As a society, we've always been fascinated by tales of true crime, but what propelled Serial forward each week was the sense that, as listeners, you were uncovering never-considered details of a 15-year-old case right alongside Koenig et al. Unravelling the Gordian knot was half the fun. Thousands of amateur sleuths from around the globe put forward their half-baked theories, pored over dusty court records and debated the location of a department store payphone that may or may not have ever existed in the first place.
It was the rare narrative seemingly ripped out of the pages of a Dashiell Hammett novel that still felt participatory in nature. But, this being real life and all, Serial was always more concerned with the frayed loose ends than the neatly wrapped bows, and many listeners lamented the looming prospect of an ambiguous finale.
"Don't let this be a contemplation on the nature of the truth," pleaded Mike Pesca, host of Slate's The Gist podcast, in an October interview with Koenig.
That sentiment gets to the heart of what we want and expect from the stories we're told. We crave certainty and demand closure. In a world of greys, we yearn for the black and white.
It's a desire that has attached itself to the medium of television most prominently, with legions of torch-bearing fans ready to set the blogosphere ablaze if their favourite show doesn't end in the exact way they had envisioned. Call it the Lost effect.
But is it fair to judge Serial, essentially a longform piece of investigative journalism, on the same merits as the latest critically acclaimed TV drama? Sure, Koenig utilized the narrative tools of storytelling to great effect on her show, but to clamour for the same conclusive satisfaction as seeing Walter White die on the floor of his beloved meth lab in the closing moments of Breaking Bad is misguided.
It's a pressure you can tell the filmmakers behind HBO's chilling documentary series, The Jinx, felt rather acutely. While the show has been endlessly compared to its true crime cousin Serial, its final gut-wrenching moments proved how drastically different the two actually were.
The subject of Andrew Jarecki's miniseries is eccentric Manhattan real estate scion Robert Durst, who has been described at various times as both the luckiest and unluckiest man in history after being linked (but never convicted) to three deaths under suspicious circumstances.
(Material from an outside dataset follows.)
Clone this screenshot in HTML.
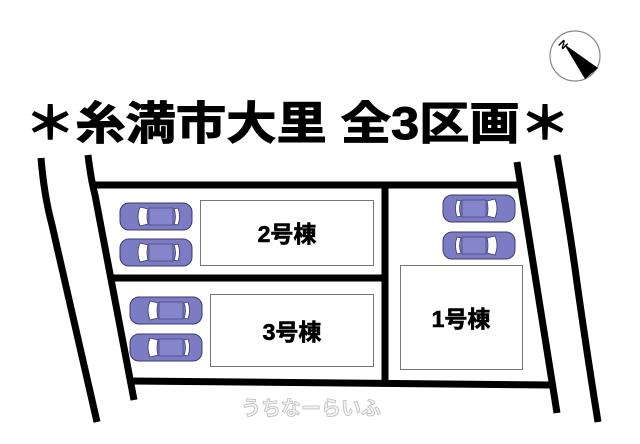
<!DOCTYPE html>
<html><head><meta charset="utf-8"><style>
html,body{margin:0;padding:0;background:#fff;}
svg{display:block}
</style></head><body>
<svg width="640" height="444" viewBox="0 0 640 444" xmlns="http://www.w3.org/2000/svg">
<defs>
<g id="car">
  <rect x="0" y="0" width="72" height="27" rx="9" fill="#7c7cc4" stroke="#3a3a6a" stroke-width="1"/>
  <path d="M20 4 Q16 13.5 20 23 L28 21 Q26 13.5 28 6 Z" fill="#fff" stroke="#3a3a6a" stroke-width="0.8"/>
  <path d="M54 6 Q57 13.5 54 21 L58 22 Q61 13.5 58 5 Z" fill="#fff" stroke="#3a3a6a" stroke-width="0.8"/>
  <rect x="29" y="5" width="24" height="17" fill="#8585cc" stroke="#3a3a6a" stroke-width="0.6"/>
</g>
</defs>
<circle cx="575" cy="56" r="25" fill="#fff" stroke="#888" stroke-width="1.2"/>
<polygon points="564,44 598,68 585,79" fill="#000"/>
<text x="560" y="47" font-family="Liberation Sans,sans-serif" font-size="11" font-weight="bold" transform="rotate(45 562 43)">N</text>
<text x="25" y="139" textLength="545" lengthAdjust="spacingAndGlyphs" font-family="'Liberation Sans','Noto Sans CJK JP',sans-serif" font-size="45" font-weight="bold" fill="#000" stroke="#000" stroke-width="1">＊糸満市大里 全3区画＊</text>
<g stroke="#000" stroke-width="7" fill="none" stroke-linecap="butt">
  <path d="M41 158 Q44 195 52 225 L97 422"/>
  <path d="M88 155 Q91 180 95 195 L134 400"/>
  <path d="M557 155 Q570 230 578 290 Q588 360 598 422"/>
  <path d="M517 162 L557 413"/>
  <line x1="92" y1="185" x2="519" y2="185"/>
  <line x1="110" y1="278" x2="385" y2="278"/>
  <line x1="130" y1="381" x2="552" y2="385"/>
  <line x1="385" y1="182" x2="385" y2="384"/>
</g>
<g fill="#fff" stroke="#777" stroke-width="1">
  <rect x="200.5" y="200.5" width="173" height="65"/>
  <rect x="210.5" y="294.5" width="163" height="72"/>
  <rect x="400.5" y="265.5" width="122" height="104"/>
</g>
<g font-family="'Liberation Sans','Noto Sans CJK JP',sans-serif" font-size="23" font-weight="bold" fill="#000" text-anchor="middle" stroke="#000" stroke-width="0.6">
  <text x="287" y="242">2号棟</text>
  <text x="292" y="340">3号棟</text>
  <text x="461" y="327">1号棟</text>
</g>
<use href="#car" x="120" y="203"/>
<use href="#car" x="120" y="239"/>
<use href="#car" x="130" y="297"/>
<use href="#car" x="130" y="334"/>
<use href="#car" transform="translate(515,195) scale(-1,1)"/>
<use href="#car" transform="translate(515,232) scale(-1,1)"/>
<text x="311" y="415" text-anchor="middle" font-family="'Liberation Sans','Noto Sans CJK JP',sans-serif" font-size="20" font-weight="bold" fill="#f4f4f4" stroke="#bdbdbd" stroke-width="0.8">うちなーらいふ</text>
</svg>
</body></html>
The first was that of his wife, Kathie, who mysteriously disappeared from the couple's upstate New York cabin in 1982. Nearly two decades later he was acquitted of murdering his next-door neighbour after a surreal trial in which he admitted to dismembering the body and dumping it in a bay. Coincidentally, the millionaire was arrested March 14 in connection to the 2000 execution of his friend, Susan Berman, only a day before The Jinx finale aired.
Part of the joy of Serial was having Koenig lay the bloody guts of her extensive research on the table for all to see — it's part of the investigative process the public is not usually privy to. But in The Jinx, for all its shock and awe, the filmmakers mostly kept their cards close to the chest. They fudged the timeline of events, and withheld incriminating evidence from police, all in the interest of maximizing dramatic impact.
That's not to say Jarecki's miniseries wasn't excellent TV. I can't recall a more artistically and morally satisfying end to a show than listening to Durst mumble that he "killed them all" during a candid moment in the washroom recorded by a lapel mic he forgot was still on. It was the kind of horror movie climax that documentaries rarely achieve. But that bone-chilling end, in my mind, does not justify the questionable means Jarecki used to get there, means that were no doubt inspired by our ceaseless quest for narrative finality.
It's also a distinctly North American impulse; Both European and Asian auteurs have had no problem ending their novels or arthouse films on an ambivalent note. The common belief is that ambiguity can often lead to a greater truth, summarized beautifully by writer Brian Phillips, whose words I'll leave you with.
"The first time you read a story like this, maybe, you feel cheated, because you read stories to find out what happens, not to be dismissed at the cusp of finding out," he wrote, describing the conclusion to the classic 1948 Japanese novel, Snow Country. "Later, however, you might find that the silence itself comes to mean something. You realize, perhaps, that you had placed your emphasis on the wrong set of expectations. That the real ending lies in the manner of the story's turning away from itself. That this can be a kind of metamorphosis, something rich and terrifying and strange."